光触媒の機能で排気ガスや工場の排煙等の油を分解し、汚れの外壁への付着力を弱める効果があるほか
親水性が高く、塗膜表面に水膜をつくり建物への静電気を防ぐので塵やホコリが外壁に付着しにくくなります。
雨が降ると雨水が塗膜の表面に均一に広がるため
雨水が汚れの下に入り込んで汚れを浮かせ、雨と一緒に洗い流します。
紫外線による劣化が発生しにくいため、耐久性も約15年程度~約20年程度と高いのが特徴です。
デメリットは施工には専門性が必要な点、太陽光を利用して汚れを分解するため
日が当たらない場所では効果を発揮しません。
また、光触媒塗料はどんな汚れに対しても効果を発揮できるわけではありません。
例えば黄砂や錆び、白華現象など無機質系の汚れはセルフクリーニングが効きません。
無機塗料の特徴
無機塗料はセラミックやケイ素など鉱物が主成分の塗料です。
多くの塗料の主成分は樹脂ですが、樹脂は有機物なので紫外線に弱く、紫外線に当たると劣化していきます。

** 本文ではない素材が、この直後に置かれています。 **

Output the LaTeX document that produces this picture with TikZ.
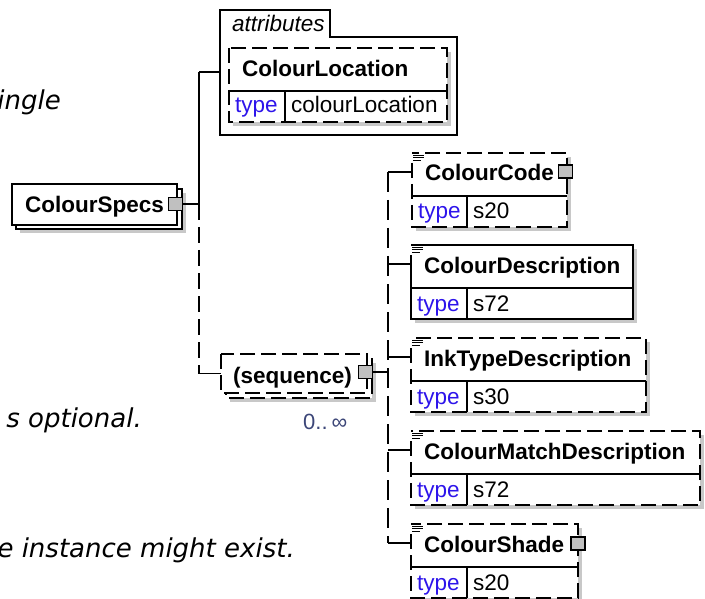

しかし、鉱物のような無機物は紫外線では劣化しません。
とはいえ、無機物だけでは外壁に張り付かず塗料にすることはできませんので
有機樹脂を配合して無機塗料として販売しています。
したがって、完全なメンテナンスフリーとは言えないものの
耐用年数約20年程度~約25年程度と耐久性の高い塗料となっています。
しかし、確かに耐久年数が長く外壁塗装の頻度を減らすことができるとは言っても
一般住宅にはややオーバースペックであると言えます。
外壁は劣化していなくても雨樋など付帯する別の部分は
劣化して塗り替えの必要が出たりすると結局工事の頻度は変わらなくなり
コストが高くなってしまいます。
塗料別の耐用年数と費用相場
塗料別の耐用年数と費用相場は以下の通りです。
塗料のグレードが高くなるにつれて費用も高くなります。
・ウレタン塗料
耐用年数:約6年程度〜約8年程度
施工単価(㎡):約1,700円程度~約2,200円程度
・シリコン塗料
耐用年数:約8年程度〜約12年程度
施工単価(㎡):約2,300円程度~約3,000円程度
・フッ素塗料
耐用年数:約12年程度〜約20年程度
施工単価(㎡):約3,800円程度~約4,800円程度
・光触媒塗料
耐用年数:約15年程度〜約20年程度
施工単価(㎡):約4,200円程度~約5,000円程度
・無機塗料
耐用年数:約20年程度〜約25年程度
施工単価(㎡):約4,500円程度~約5,500円程度
費用と機能をから自宅の建物に合った塗料を選びましょう
塗料にはさまざまな種類がありますが
一概に高いから良い、安いから悪いとは言えません。
それぞれメリットとデメリットがありますので
自宅の立地や想定している外壁塗装の塗り替えの頻度、予算などと併せて考えるようにしましょう。
例えば日の当たらない面が多い家では光触媒塗料は機能が発揮しにくく
効果を実感しにくいかもしれません。
外壁塗装は屋根塗装や付帯部分の塗装を一緒に行った方が効率が良いので
それぞれのタイミングが合うように塗料を選ぶことも大切です。
塗料はそれぞれの建物に適切なものを選ぶのがコストパフォーマンス的にも良いので
塗装業者に相談しながら選ぶのがおすすめです。